"Avery Hopwood did several times talk to me of his ardent hope that there would be a great deal of writing good writing coming out of America, and that he hoped it would have some connection with modern writing. When he was a young man which was when I first knew him he hoped to achieve this himself and later he always hoped that he still would do something himself. He had a very keen interest in the intellectual life and I imagine that was the origin of his idea of the bequest." — Gertrude Stein
"Avery Hopwood (1882-1928) was one of the most popular American playwrights of the early twentieth century, with four hits running on Broadway at the same time — two of them among the longest-running of their day: The Gold Diggers (1919-1921) and The Bat (1920-22, written with Mary Roberts Rinehart). ... Hopwood was a master of formulaic entertainment; he knew how to score a hit — and often. ... But Hopwood aspired to greater work — good fiction, 'something,' he once told a newspaper reporter, 'which an intelligent man can sit down and read and think about.'" — Jack Sharrar, in the afterword to The Great Bordello, Hopwood's "lost novel," as gathered and championed by his mother, Jule Hopwood.
"All the rest, residue, and remainder of my estate, I give, devise, and bequeath unto the Regents of the University of Michigan, as prizes to be known as 'The Avery Hopwood and Jule Hopwood Prizes,' to be awarded annually to students who perform the best creative work in the fields of dramatic writing, fictions, poetry, and the essay.
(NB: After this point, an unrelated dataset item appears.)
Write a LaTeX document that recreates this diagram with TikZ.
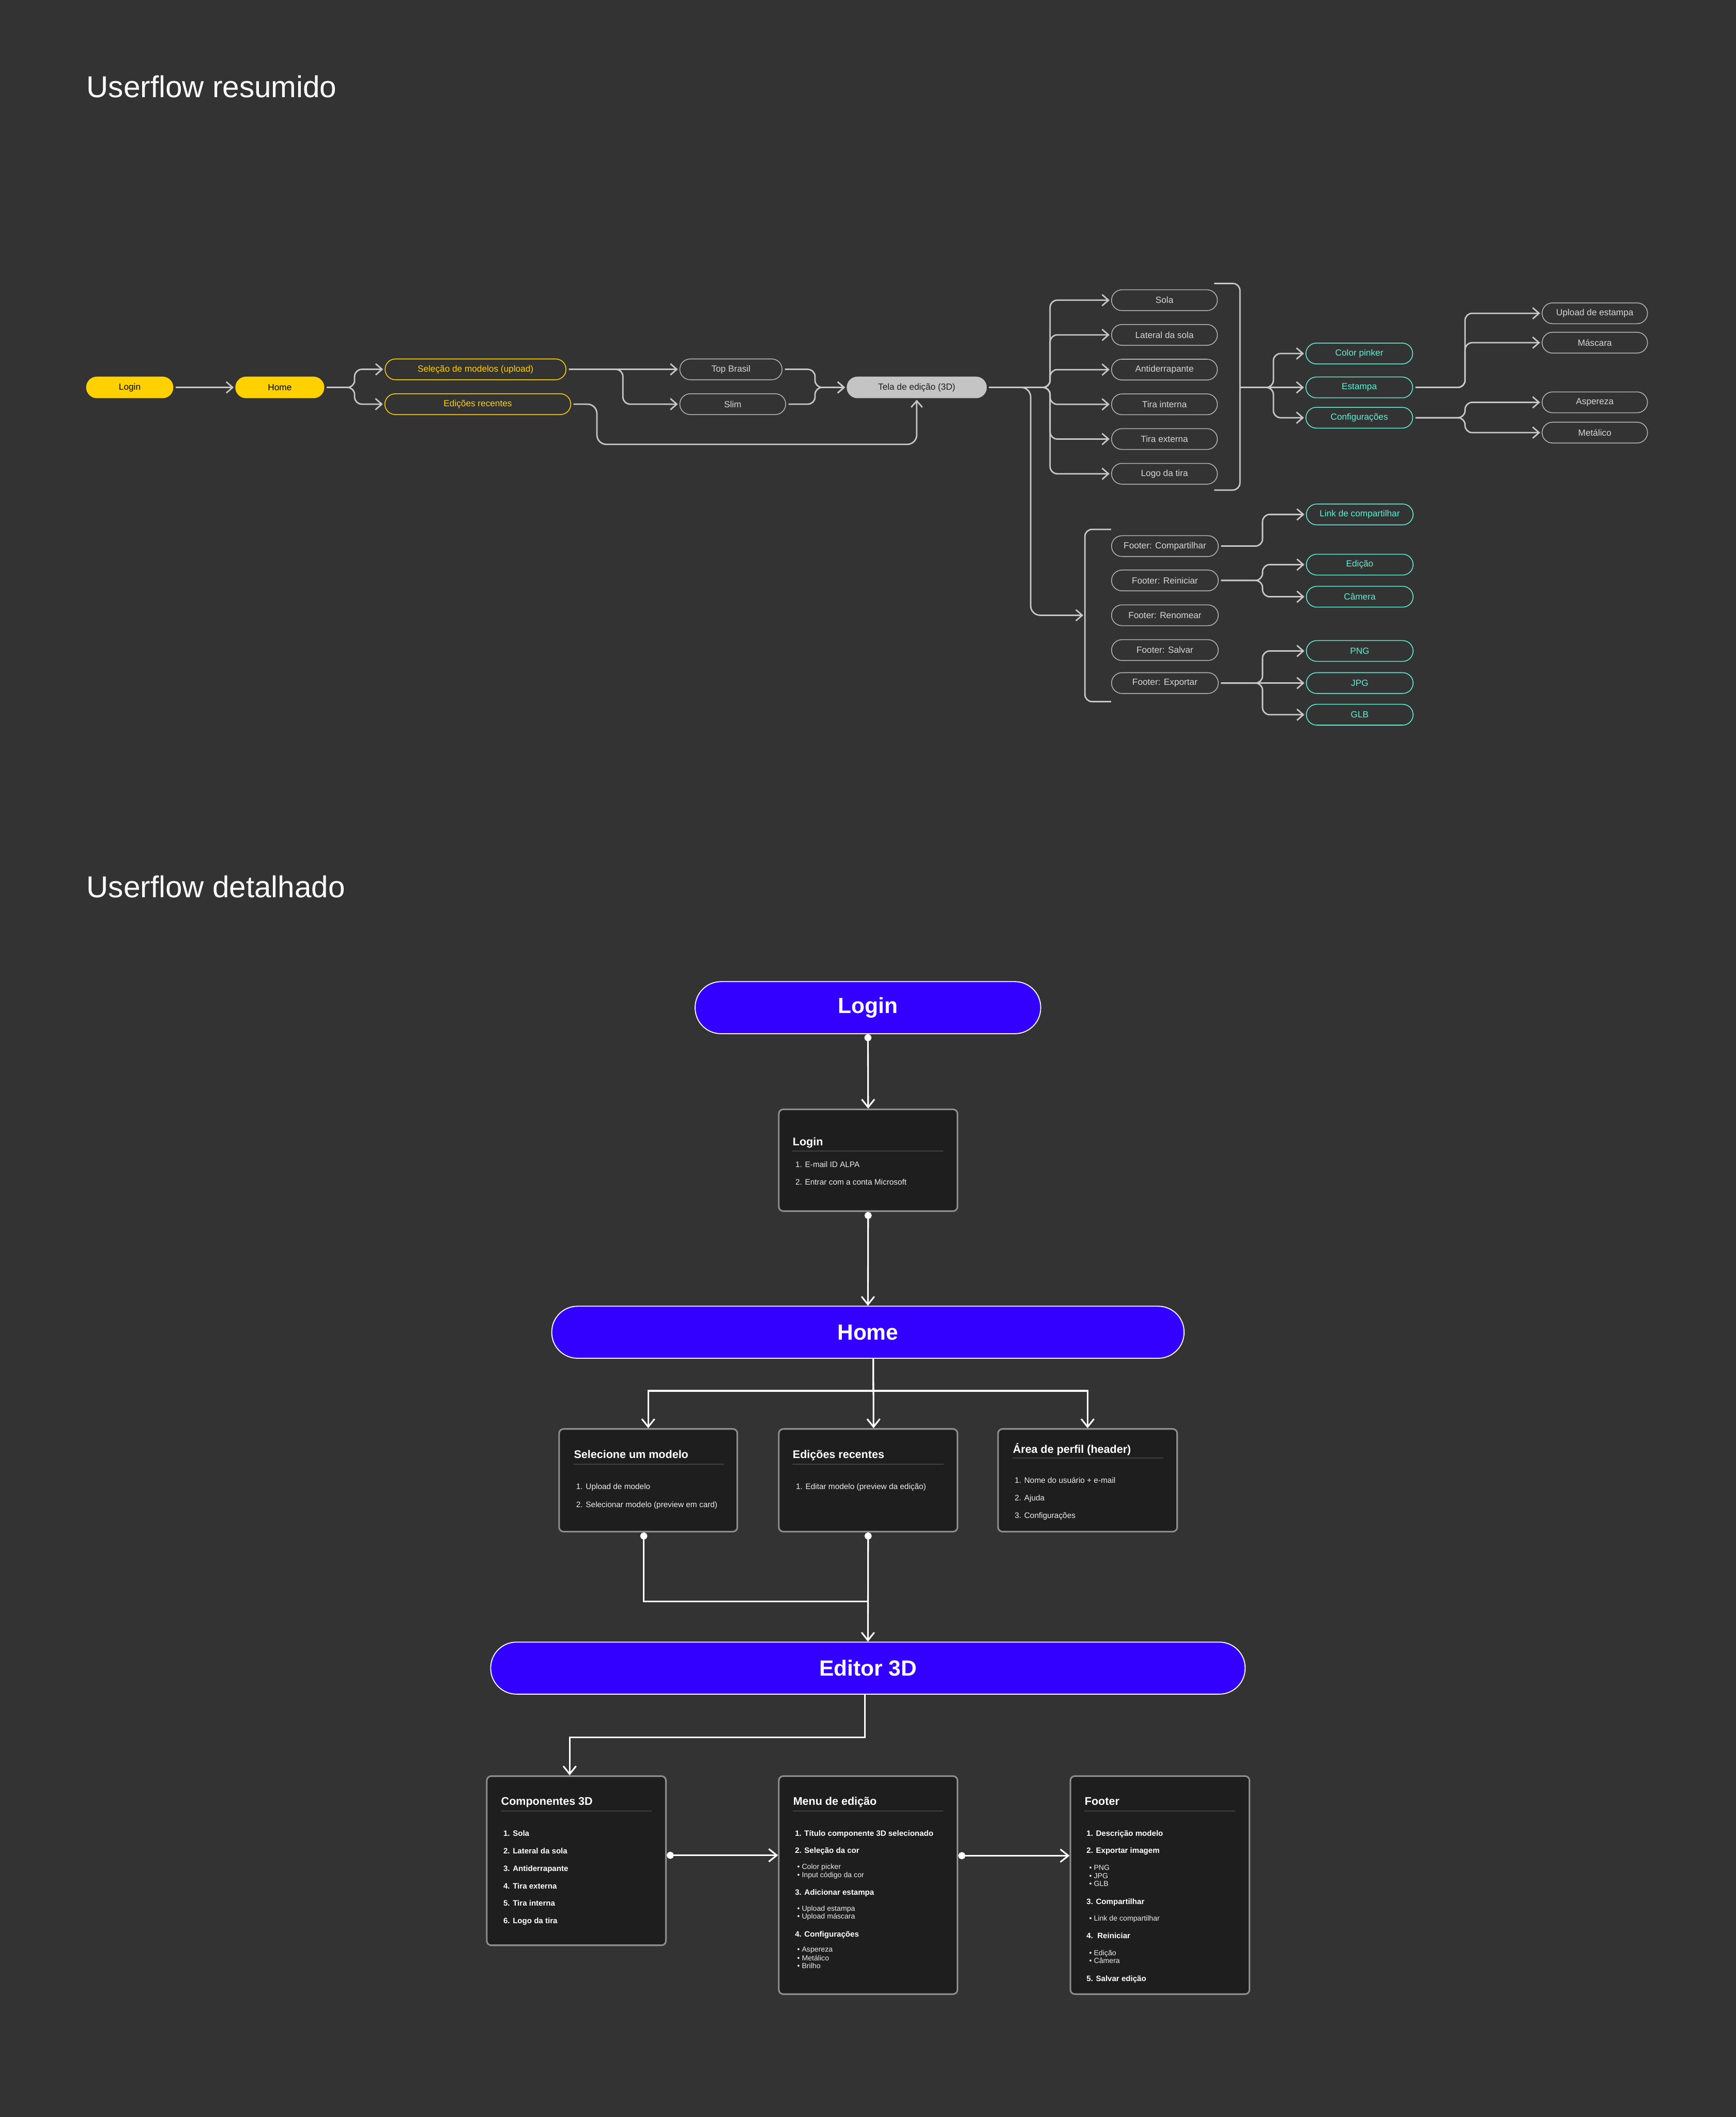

In this connection, it is especially desired that the students competing for the prizes shall not be confined to academic subjects, but shall be allowed the widest possible latitude, and that the new, the unusual, and the radical shall be especially encouraged." — excerpted from Jule Hopwood's will
In March 1929, only six months after her son Avery's death in the south of France, Jule Hopwood passed away, putting both her own and her son's last will and testament into effect to establish the Avery Hopwood and Jule Hopwood Prizes at the University of Michigan.
"'It is especially desired that students shall not be confined to academic subjects, but shall be allowed the widest possible latitude. The new, the unusual and the radical shall be especially encouraged.' Thus the terms of the will of the late James Avery Hopwood, playwright, in leaving some $200,000 to the University of Michigan to establish the Avery and Jule Hopwood prizes for creative writing. Playwright Hopwood, a graduate of the University of Michigan, was drowned while bathing in the surf off Juan-les-Pins, France, on July 1. His total estate was valued at some $1,000,000." — Time Magazine, August 1928 (Vol. 12 Issue 6, p40).